Occorrerebbe quindi uno sforzo attento di coordinamento e di monitoraggio sull’insieme delle strutture e delle istituzioni addette al governo dei flussi e dell’integrazione: l’ideale sarebbe la costituzione di un Agenzia centrale come esiste in molti Paesi, ma se necessario in Italia si può passare attraverso la riforma o la costituzione di organismi ad hoc.

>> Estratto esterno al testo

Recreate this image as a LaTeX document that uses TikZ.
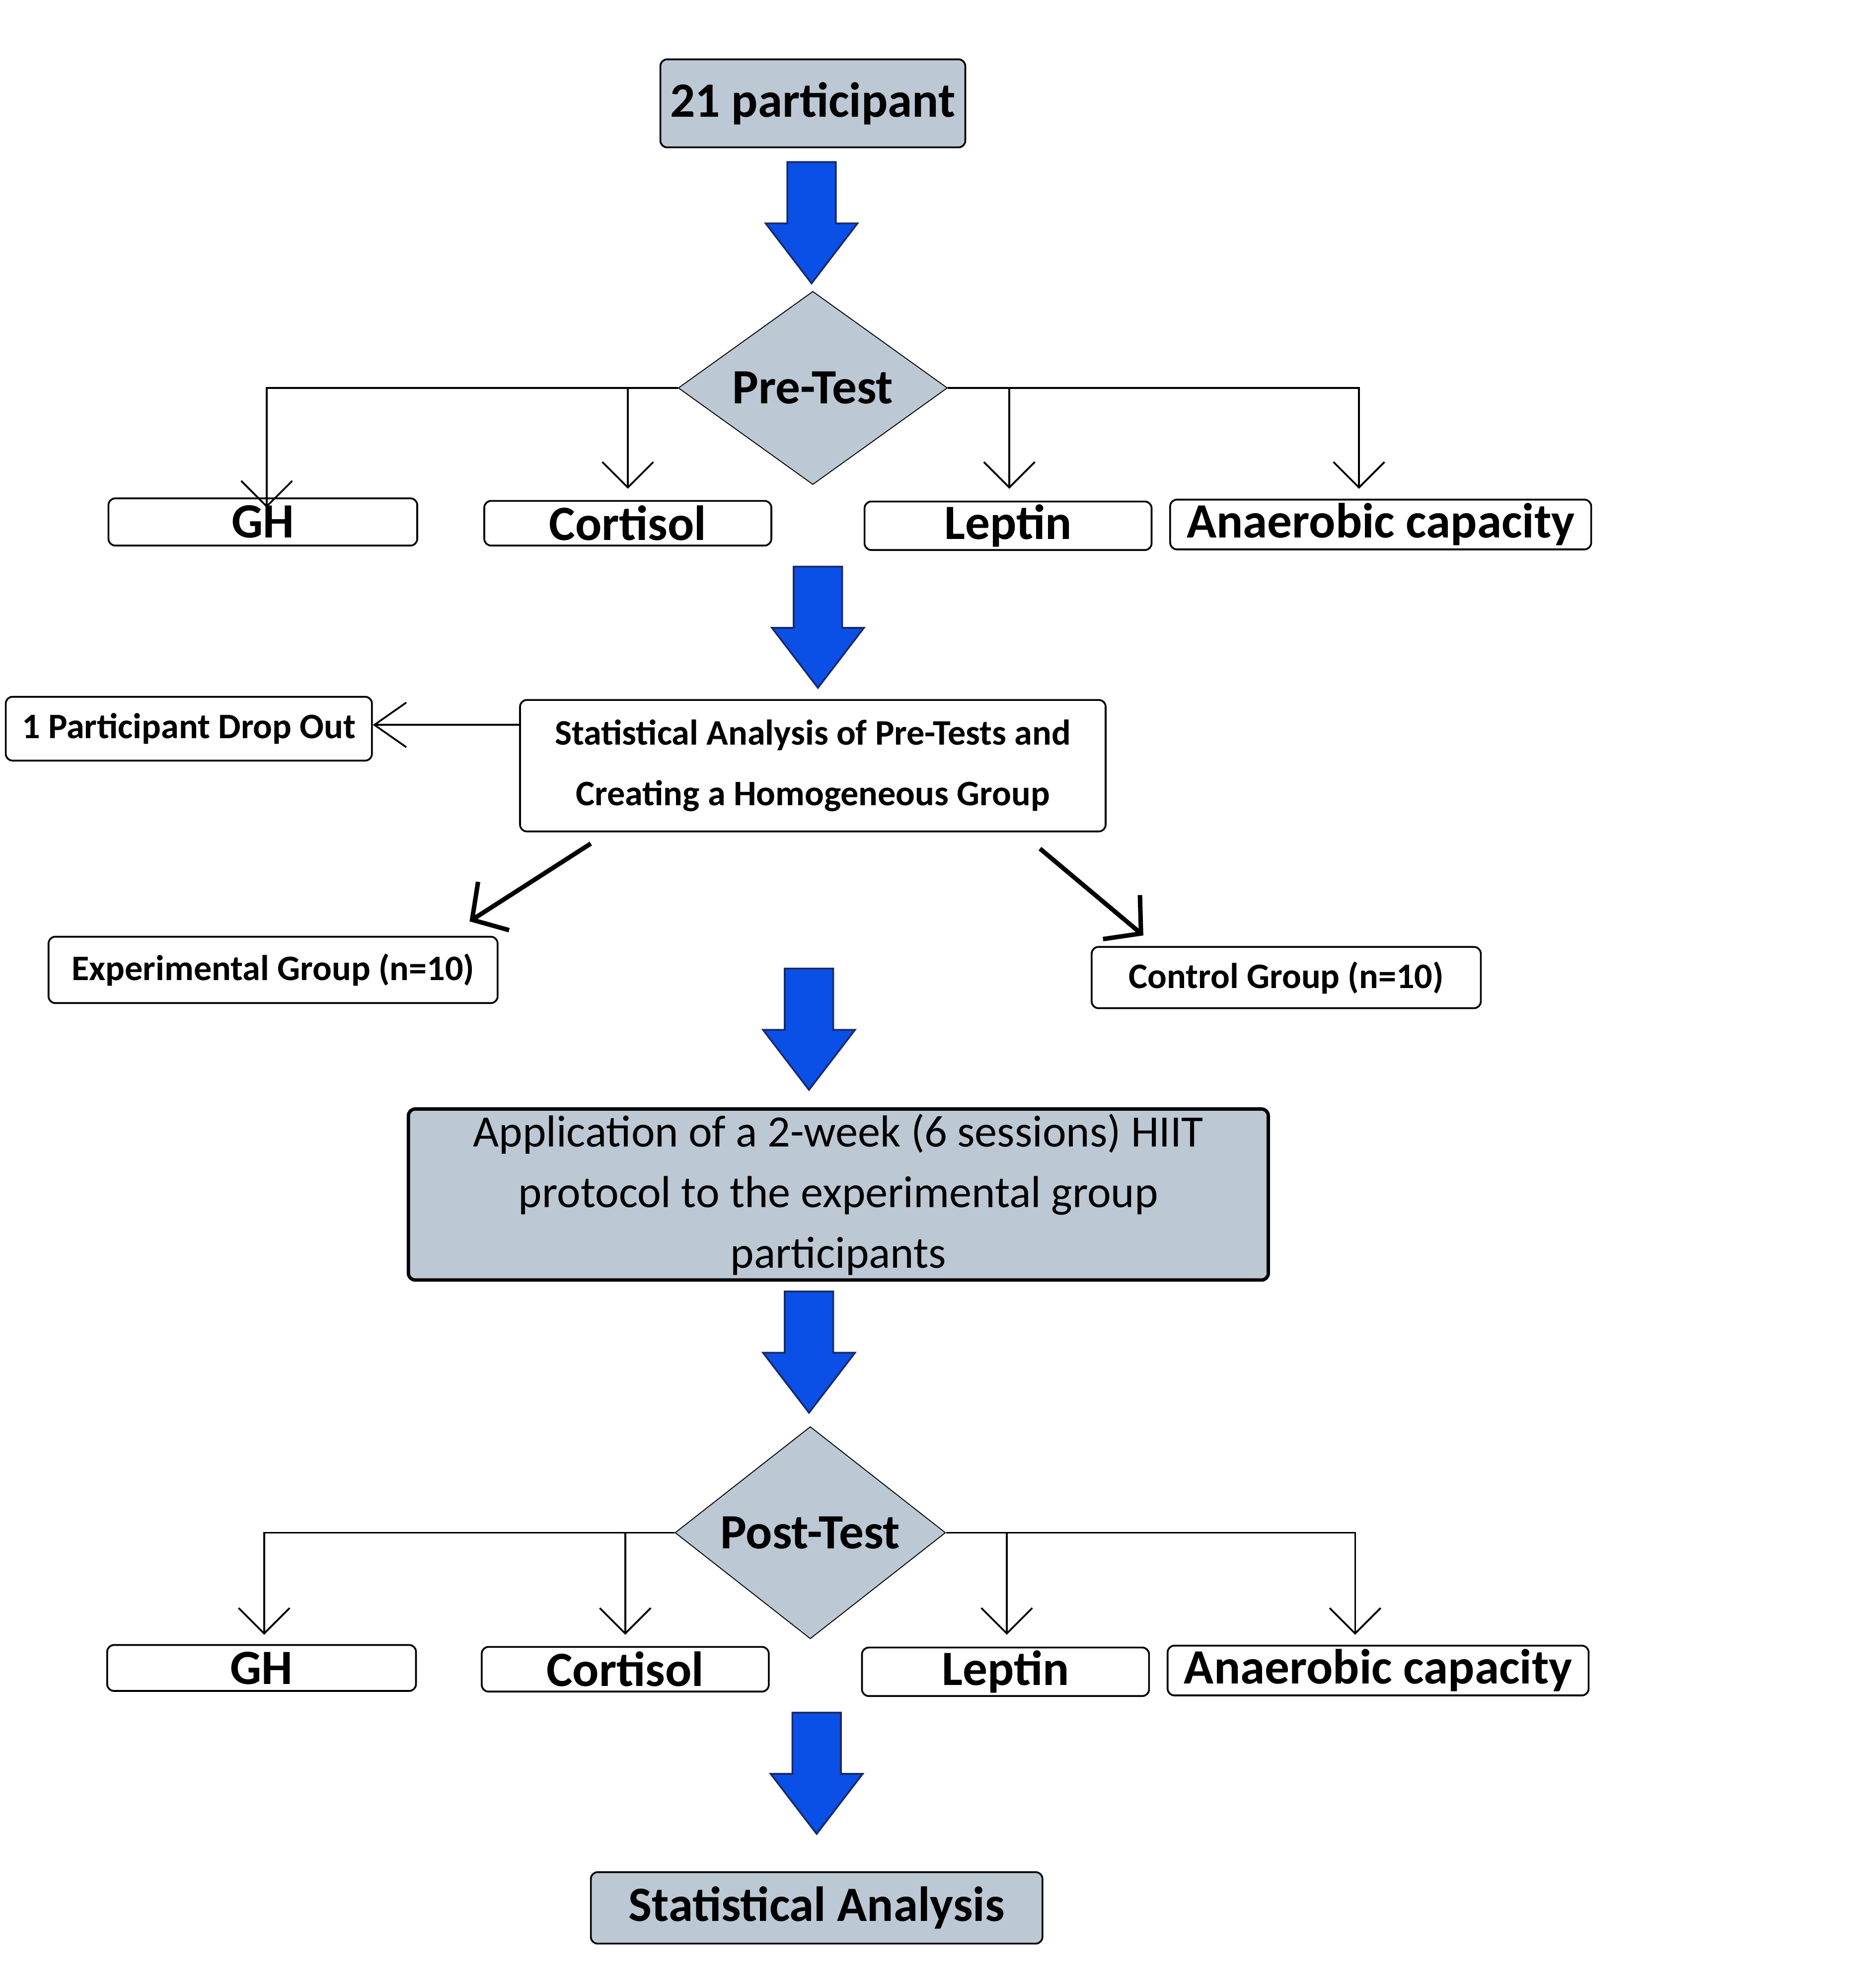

Infine, spero che non venga abbandonato neanche il lavoro nella precedente legislatura fatto sulla riforma della legge sulla cittadinanza. Essa consentirebbe la riduzione sacrosanta dei tempi di attesa per ottenere la cittadinanza italiana, da dieci a cinque anni, per quelle persone immigrate che vivono regolarmente in Italia, lavorando e contribuendo, non solo sotto il profilo economico ma anche sotto quello sociale e culturale. Senza costi aggiuntivi, la riforma potrebbe inoltre favorire l’inserimento degli stranieri anche nell’ambito della partecipazione alla vita politica nazionale, vero traguardo simbolico del processo integrativo. Analogamente spero che la questione altrettanto importante del voto amministrativo trovi il necessario consenso tra le forze politiche affinché anche su questo tema di partecipazione per chi lavora, paga le tasse e contribuisce a migliorare il territorio, si possano superare barriere demagogiche e trovare soluzioni simili a quelle di tanti altri Paesi dove i residenti votano alle elezioni amministrative.
Concludo annunciando la presentazione di una proposta di legge che punti a costituire un organismo a rete in grado di coordinare e favorire studio, ricerca, proposta e monitoraggio, di tutte le politiche messe in campo sui temi dell’integrazione e della multiculturalità, anche a livello periferico.